▶ WHAT YOU NEED TO DO:
Can you print the data exactly and leave out each image?

▶ RECORDED INFORMATION:
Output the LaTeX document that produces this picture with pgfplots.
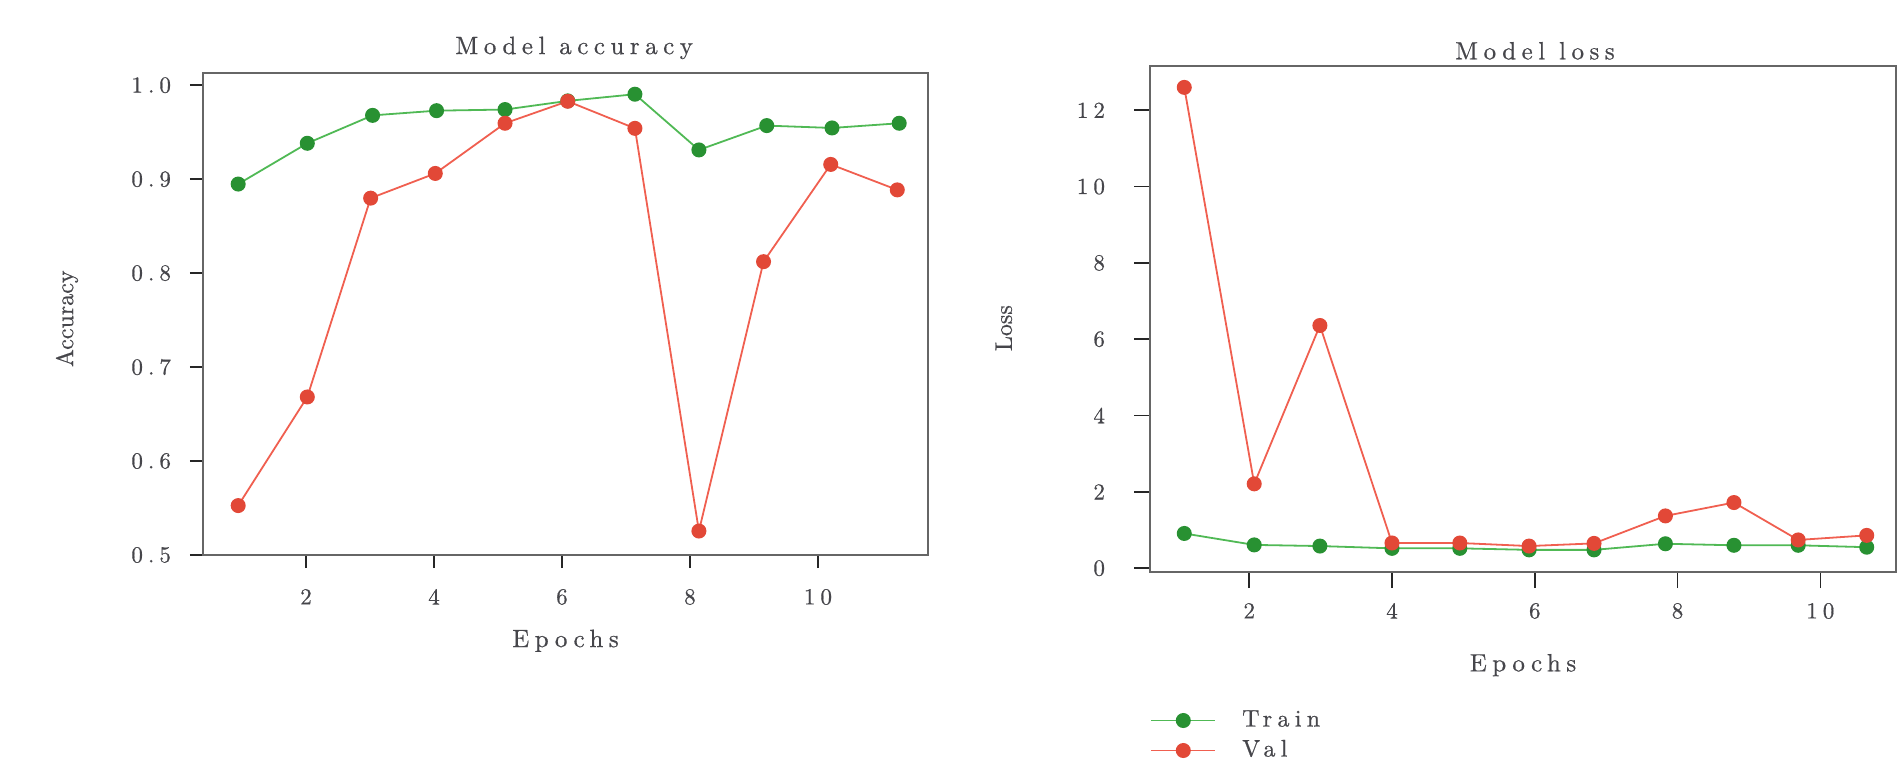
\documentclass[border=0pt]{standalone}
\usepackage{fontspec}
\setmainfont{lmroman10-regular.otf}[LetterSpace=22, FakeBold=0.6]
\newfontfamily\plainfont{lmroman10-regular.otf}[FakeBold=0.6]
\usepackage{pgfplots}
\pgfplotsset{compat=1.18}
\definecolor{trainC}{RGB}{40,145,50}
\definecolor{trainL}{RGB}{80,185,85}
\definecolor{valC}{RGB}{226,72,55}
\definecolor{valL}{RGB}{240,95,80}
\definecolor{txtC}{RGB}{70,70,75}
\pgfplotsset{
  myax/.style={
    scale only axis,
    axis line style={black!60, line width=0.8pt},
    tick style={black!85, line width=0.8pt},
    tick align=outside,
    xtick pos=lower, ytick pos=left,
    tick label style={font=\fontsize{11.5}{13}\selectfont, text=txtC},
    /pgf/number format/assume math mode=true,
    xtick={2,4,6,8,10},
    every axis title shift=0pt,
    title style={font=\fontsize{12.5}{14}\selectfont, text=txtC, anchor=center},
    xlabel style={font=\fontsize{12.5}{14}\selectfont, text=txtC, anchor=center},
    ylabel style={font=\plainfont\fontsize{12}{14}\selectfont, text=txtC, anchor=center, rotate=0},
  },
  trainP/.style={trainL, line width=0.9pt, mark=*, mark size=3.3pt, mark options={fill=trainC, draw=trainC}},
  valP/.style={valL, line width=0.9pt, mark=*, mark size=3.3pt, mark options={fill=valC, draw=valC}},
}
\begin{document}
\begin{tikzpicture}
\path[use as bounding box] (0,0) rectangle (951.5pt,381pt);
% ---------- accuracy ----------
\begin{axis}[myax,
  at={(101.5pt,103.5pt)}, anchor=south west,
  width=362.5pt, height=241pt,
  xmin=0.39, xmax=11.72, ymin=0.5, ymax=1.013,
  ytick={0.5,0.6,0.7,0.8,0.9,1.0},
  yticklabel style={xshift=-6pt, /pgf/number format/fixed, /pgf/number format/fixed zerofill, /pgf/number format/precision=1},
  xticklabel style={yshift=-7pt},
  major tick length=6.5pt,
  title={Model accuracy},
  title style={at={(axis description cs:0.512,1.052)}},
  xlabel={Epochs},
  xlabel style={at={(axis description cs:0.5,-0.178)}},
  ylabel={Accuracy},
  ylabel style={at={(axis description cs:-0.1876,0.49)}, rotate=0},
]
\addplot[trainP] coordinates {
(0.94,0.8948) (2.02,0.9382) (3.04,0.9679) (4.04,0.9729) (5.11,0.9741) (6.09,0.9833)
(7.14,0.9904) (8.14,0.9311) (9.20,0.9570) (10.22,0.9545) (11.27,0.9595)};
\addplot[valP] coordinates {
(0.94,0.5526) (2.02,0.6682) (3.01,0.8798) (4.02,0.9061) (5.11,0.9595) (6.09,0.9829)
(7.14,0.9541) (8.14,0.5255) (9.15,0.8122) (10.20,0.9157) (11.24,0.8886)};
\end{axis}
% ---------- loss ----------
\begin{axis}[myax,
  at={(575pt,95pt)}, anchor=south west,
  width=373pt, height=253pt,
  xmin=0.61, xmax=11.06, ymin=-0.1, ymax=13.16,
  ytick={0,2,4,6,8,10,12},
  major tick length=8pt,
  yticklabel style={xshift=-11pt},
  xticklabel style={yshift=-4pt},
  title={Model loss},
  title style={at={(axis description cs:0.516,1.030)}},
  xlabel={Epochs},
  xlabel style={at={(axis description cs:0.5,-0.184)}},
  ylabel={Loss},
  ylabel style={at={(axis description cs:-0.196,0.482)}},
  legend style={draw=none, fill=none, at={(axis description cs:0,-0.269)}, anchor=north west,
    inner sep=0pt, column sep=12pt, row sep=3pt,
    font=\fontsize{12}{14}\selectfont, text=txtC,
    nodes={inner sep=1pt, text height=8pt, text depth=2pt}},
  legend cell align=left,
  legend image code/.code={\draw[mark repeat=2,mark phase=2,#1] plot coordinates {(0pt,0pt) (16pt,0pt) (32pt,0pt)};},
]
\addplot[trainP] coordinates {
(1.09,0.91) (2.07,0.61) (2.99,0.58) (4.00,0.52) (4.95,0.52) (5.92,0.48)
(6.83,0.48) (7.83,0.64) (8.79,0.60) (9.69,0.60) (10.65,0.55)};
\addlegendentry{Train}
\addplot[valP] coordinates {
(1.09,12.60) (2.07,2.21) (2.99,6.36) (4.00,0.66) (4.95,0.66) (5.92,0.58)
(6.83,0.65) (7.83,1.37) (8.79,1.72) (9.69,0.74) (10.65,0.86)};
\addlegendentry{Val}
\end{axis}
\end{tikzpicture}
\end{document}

▶ SOLUTION TO THE EXERCISE:
Output the LaTeX document that produces this picture with pgfplots.
\documentclass[border=0pt]{standalone}
\usepackage{fontspec}
\setmainfont{lmroman10-regular.otf}[LetterSpace=22, FakeBold=0.6]
\newfontfamily\plainfont{lmroman10-regular.otf}[FakeBold=0.6]
\usepackage{pgfplots}
\pgfplotsset{compat=1.18}
\definecolor{trainC}{RGB}{40,145,50}
\definecolor{trainL}{RGB}{80,185,85}
\definecolor{valC}{RGB}{226,72,55}
\definecolor{valL}{RGB}{240,95,80}
\definecolor{txtC}{RGB}{70,70,75}
\pgfplotsset{
  myax/.style={
    scale only axis,
    axis line style={black!60, line width=0.8pt},
    tick style={black!85, line width=0.8pt},
    tick align=outside,
    xtick pos=lower, ytick pos=left,
    tick label style={font=\fontsize{11.5}{13}\selectfont, text=txtC},
    /pgf/number format/assume math mode=true,
    xtick={2,4,6,8,10},
    every axis title shift=0pt,
    title style={font=\fontsize{12.5}{14}\selectfont, text=txtC, anchor=center},
    xlabel style={font=\fontsize{12.5}{14}\selectfont, text=txtC, anchor=center},
    ylabel style={font=\plainfont\fontsize{12}{14}\selectfont, text=txtC, anchor=center, rotate=0},
  },
  trainP/.style={trainL, line width=0.9pt, mark=*, mark size=3.3pt, mark options={fill=trainC, draw=trainC}},
  valP/.style={valL, line width=0.9pt, mark=*, mark size=3.3pt, mark options={fill=valC, draw=valC}},
}
\begin{document}
\begin{tikzpicture}
\path[use as bounding box] (0,0) rectangle (951.5pt,381pt);
% ---------- accuracy ----------
\begin{axis}[myax,
  at={(101.5pt,103.5pt)}, anchor=south west,
  width=362.5pt, height=241pt,
  xmin=0.39, xmax=11.72, ymin=0.5, ymax=1.013,
  ytick={0.5,0.6,0.7,0.8,0.9,1.0},
  yticklabel style={xshift=-6pt, /pgf/number format/fixed, /pgf/number format/fixed zerofill, /pgf/number format/precision=1},
  xticklabel style={yshift=-7pt},
  major tick length=6.5pt,
  title={Model accuracy},
  title style={at={(axis description cs:0.512,1.052)}},
  xlabel={Epochs},
  xlabel style={at={(axis description cs:0.5,-0.178)}},
  ylabel={Accuracy},
  ylabel style={at={(axis description cs:-0.1876,0.49)}, rotate=0},
]
\addplot[trainP] coordinates {
(0.94,0.8948) (2.02,0.9382) (3.04,0.9679) (4.04,0.9729) (5.11,0.9741) (6.09,0.9833)
(7.14,0.9904) (8.14,0.9311) (9.20,0.9570) (10.22,0.9545) (11.27,0.9595)};
\addplot[valP] coordinates {
(0.94,0.5526) (2.02,0.6682) (3.01,0.8798) (4.02,0.9061) (5.11,0.9595) (6.09,0.9829)
(7.14,0.9541) (8.14,0.5255) (9.15,0.8122) (10.20,0.9157) (11.24,0.8886)};
\end{axis}
% ---------- loss ----------
\begin{axis}[myax,
  at={(575pt,95pt)}, anchor=south west,
  width=373pt, height=253pt,
  xmin=0.61, xmax=11.06, ymin=-0.1, ymax=13.16,
  ytick={0,2,4,6,8,10,12},
  major tick length=8pt,
  yticklabel style={xshift=-11pt},
  xticklabel style={yshift=-4pt},
  title={Model loss},
  title style={at={(axis description cs:0.516,1.030)}},
  xlabel={Epochs},
  xlabel style={at={(axis description cs:0.5,-0.184)}},
  ylabel={Loss},
  ylabel style={at={(axis description cs:-0.196,0.482)}},
  legend style={draw=none, fill=none, at={(axis description cs:0,-0.269)}, anchor=north west,
    inner sep=0pt, column sep=12pt, row sep=3pt,
    font=\fontsize{12}{14}\selectfont, text=txtC,
    nodes={inner sep=1pt, text height=8pt, text depth=2pt}},
  legend cell align=left,
  legend image code/.code={\draw[mark repeat=2,mark phase=2,#1] plot coordinates {(0pt,0pt) (16pt,0pt) (32pt,0pt)};},
]
\addplot[trainP] coordinates {
(1.09,0.91) (2.07,0.61) (2.99,0.58) (4.00,0.52) (4.95,0.52) (5.92,0.48)
(6.83,0.48) (7.83,0.64) (8.79,0.60) (9.69,0.60) (10.65,0.55)};
\addlegendentry{Train}
\addplot[valP] coordinates {
(1.09,12.60) (2.07,2.21) (2.99,6.36) (4.00,0.66) (4.95,0.66) (5.92,0.58)
(6.83,0.65) (7.83,1.37) (8.79,1.72) (9.69,0.74) (10.65,0.86)};
\addlegendentry{Val}
\end{axis}
\end{tikzpicture}
\end{document}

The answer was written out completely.